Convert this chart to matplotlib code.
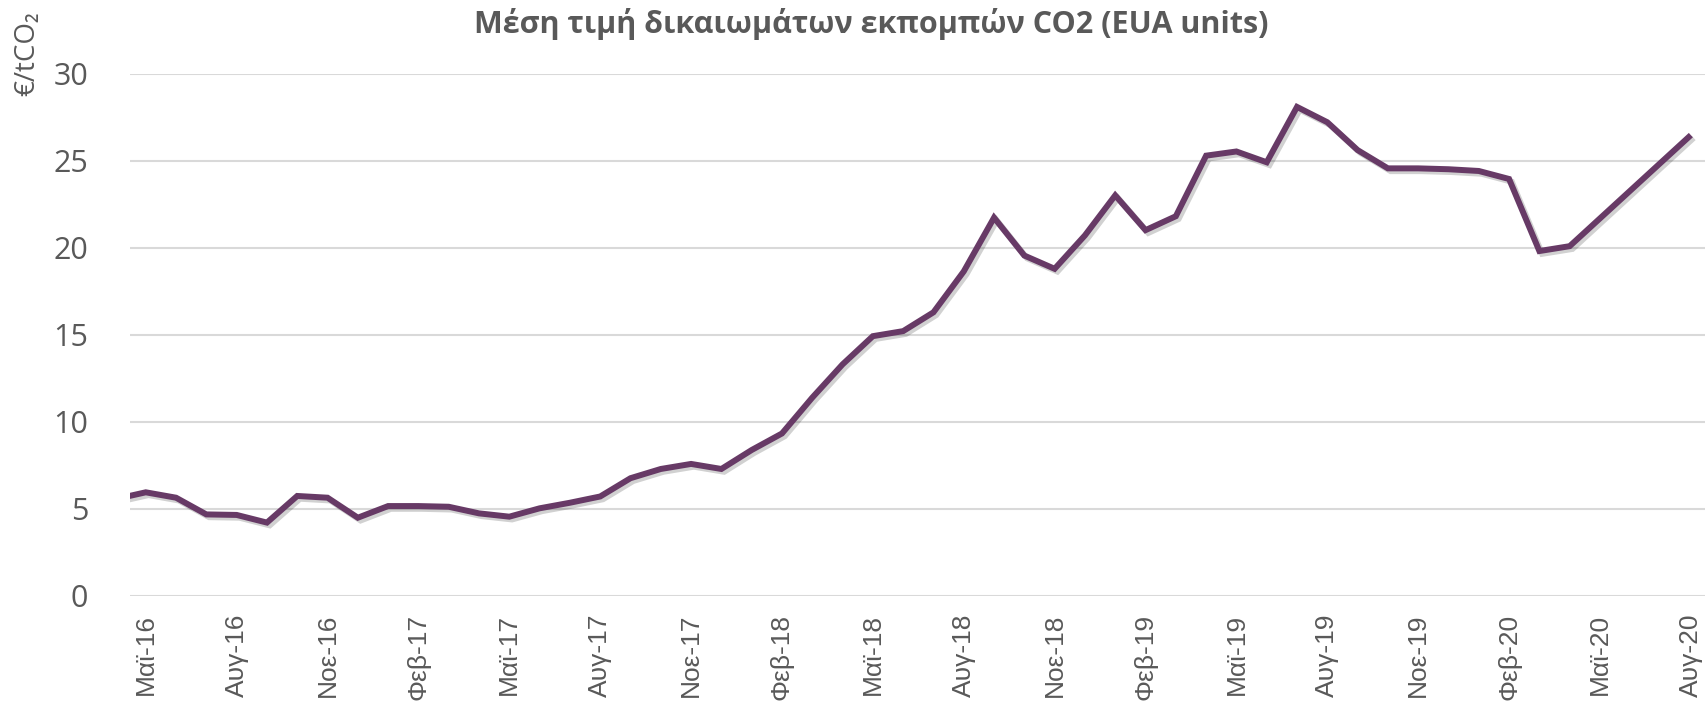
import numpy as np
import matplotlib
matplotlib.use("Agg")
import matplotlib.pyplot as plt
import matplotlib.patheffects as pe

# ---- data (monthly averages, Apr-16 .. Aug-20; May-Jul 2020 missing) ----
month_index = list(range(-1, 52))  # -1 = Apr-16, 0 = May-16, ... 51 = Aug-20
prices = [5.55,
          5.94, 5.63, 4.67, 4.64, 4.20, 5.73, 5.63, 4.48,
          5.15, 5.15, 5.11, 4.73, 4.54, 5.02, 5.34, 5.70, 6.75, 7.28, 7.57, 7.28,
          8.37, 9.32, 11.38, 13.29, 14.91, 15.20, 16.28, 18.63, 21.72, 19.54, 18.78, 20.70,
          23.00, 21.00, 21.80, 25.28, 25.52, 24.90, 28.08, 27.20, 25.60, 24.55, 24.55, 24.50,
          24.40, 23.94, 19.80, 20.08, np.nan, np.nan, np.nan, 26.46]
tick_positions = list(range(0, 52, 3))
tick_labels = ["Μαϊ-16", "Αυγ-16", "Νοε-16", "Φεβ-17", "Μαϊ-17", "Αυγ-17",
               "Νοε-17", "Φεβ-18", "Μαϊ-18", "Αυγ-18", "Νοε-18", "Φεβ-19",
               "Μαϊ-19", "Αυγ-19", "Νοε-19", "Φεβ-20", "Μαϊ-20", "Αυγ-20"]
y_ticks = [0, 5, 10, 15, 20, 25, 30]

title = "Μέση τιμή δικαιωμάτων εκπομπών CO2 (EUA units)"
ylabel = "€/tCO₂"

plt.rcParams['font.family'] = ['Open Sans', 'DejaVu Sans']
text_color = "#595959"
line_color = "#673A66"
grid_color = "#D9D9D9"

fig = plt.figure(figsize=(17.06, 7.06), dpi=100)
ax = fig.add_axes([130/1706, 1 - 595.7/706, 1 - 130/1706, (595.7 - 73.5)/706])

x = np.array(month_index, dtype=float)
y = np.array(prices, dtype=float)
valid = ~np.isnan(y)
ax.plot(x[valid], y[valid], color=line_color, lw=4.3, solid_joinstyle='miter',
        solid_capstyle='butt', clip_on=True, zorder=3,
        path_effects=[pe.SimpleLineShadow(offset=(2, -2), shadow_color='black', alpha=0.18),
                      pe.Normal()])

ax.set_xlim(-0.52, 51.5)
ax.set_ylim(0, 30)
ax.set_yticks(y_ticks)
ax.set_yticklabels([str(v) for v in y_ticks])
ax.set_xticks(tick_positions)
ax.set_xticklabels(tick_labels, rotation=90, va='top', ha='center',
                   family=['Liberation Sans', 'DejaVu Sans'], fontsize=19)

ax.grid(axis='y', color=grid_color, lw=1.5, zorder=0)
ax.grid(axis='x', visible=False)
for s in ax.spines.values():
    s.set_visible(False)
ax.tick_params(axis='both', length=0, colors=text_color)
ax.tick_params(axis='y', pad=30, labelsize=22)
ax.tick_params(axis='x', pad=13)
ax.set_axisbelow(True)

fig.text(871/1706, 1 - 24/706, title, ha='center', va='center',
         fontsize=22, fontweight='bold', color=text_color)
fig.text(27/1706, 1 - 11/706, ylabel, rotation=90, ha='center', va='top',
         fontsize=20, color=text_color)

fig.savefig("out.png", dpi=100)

· · · · · · ·

WHAT TO PRODUCE:
Go from the first line of the data above to the line containing "family=['Liberation Sans', 'DejaVu" and retype exactly those lines, both included, but none of the pictures.

ANSWER FOR THIS EXERCISE:
Convert this chart to matplotlib code.
import numpy as np
import matplotlib
matplotlib.use("Agg")
import matplotlib.pyplot as plt
import matplotlib.patheffects as pe

# ---- data (monthly averages, Apr-16 .. Aug-20; May-Jul 2020 missing) ----
month_index = list(range(-1, 52))  # -1 = Apr-16, 0 = May-16, ... 51 = Aug-20
prices = [5.55,
          5.94, 5.63, 4.67, 4.64, 4.20, 5.73, 5.63, 4.48,
          5.15, 5.15, 5.11, 4.73, 4.54, 5.02, 5.34, 5.70, 6.75, 7.28, 7.57, 7.28,
          8.37, 9.32, 11.38, 13.29, 14.91, 15.20, 16.28, 18.63, 21.72, 19.54, 18.78, 20.70,
          23.00, 21.00, 21.80, 25.28, 25.52, 24.90, 28.08, 27.20, 25.60, 24.55, 24.55, 24.50,
          24.40, 23.94, 19.80, 20.08, np.nan, np.nan, np.nan, 26.46]
tick_positions = list(range(0, 52, 3))
tick_labels = ["Μαϊ-16", "Αυγ-16", "Νοε-16", "Φεβ-17", "Μαϊ-17", "Αυγ-17",
               "Νοε-17", "Φεβ-18", "Μαϊ-18", "Αυγ-18", "Νοε-18", "Φεβ-19",
               "Μαϊ-19", "Αυγ-19", "Νοε-19", "Φεβ-20", "Μαϊ-20", "Αυγ-20"]
y_ticks = [0, 5, 10, 15, 20, 25, 30]

title = "Μέση τιμή δικαιωμάτων εκπομπών CO2 (EUA units)"
ylabel = "€/tCO₂"

plt.rcParams['font.family'] = ['Open Sans', 'DejaVu Sans']
text_color = "#595959"
line_color = "#673A66"
grid_color = "#D9D9D9"

fig = plt.figure(figsize=(17.06, 7.06), dpi=100)
ax = fig.add_axes([130/1706, 1 - 595.7/706, 1 - 130/1706, (595.7 - 73.5)/706])

x = np.array(month_index, dtype=float)
y = np.array(prices, dtype=float)
valid = ~np.isnan(y)
ax.plot(x[valid], y[valid], color=line_color, lw=4.3, solid_joinstyle='miter',
        solid_capstyle='butt', clip_on=True, zorder=3,
        path_effects=[pe.SimpleLineShadow(offset=(2, -2), shadow_color='black', alpha=0.18),
                      pe.Normal()])

ax.set_xlim(-0.52, 51.5)
ax.set_ylim(0, 30)
ax.set_yticks(y_ticks)
ax.set_yticklabels([str(v) for v in y_ticks])
ax.set_xticks(tick_positions)
ax.set_xticklabels(tick_labels, rotation=90, va='top', ha='center',
                   family=['Liberation Sans', 'DejaVu Sans'], fontsize=19)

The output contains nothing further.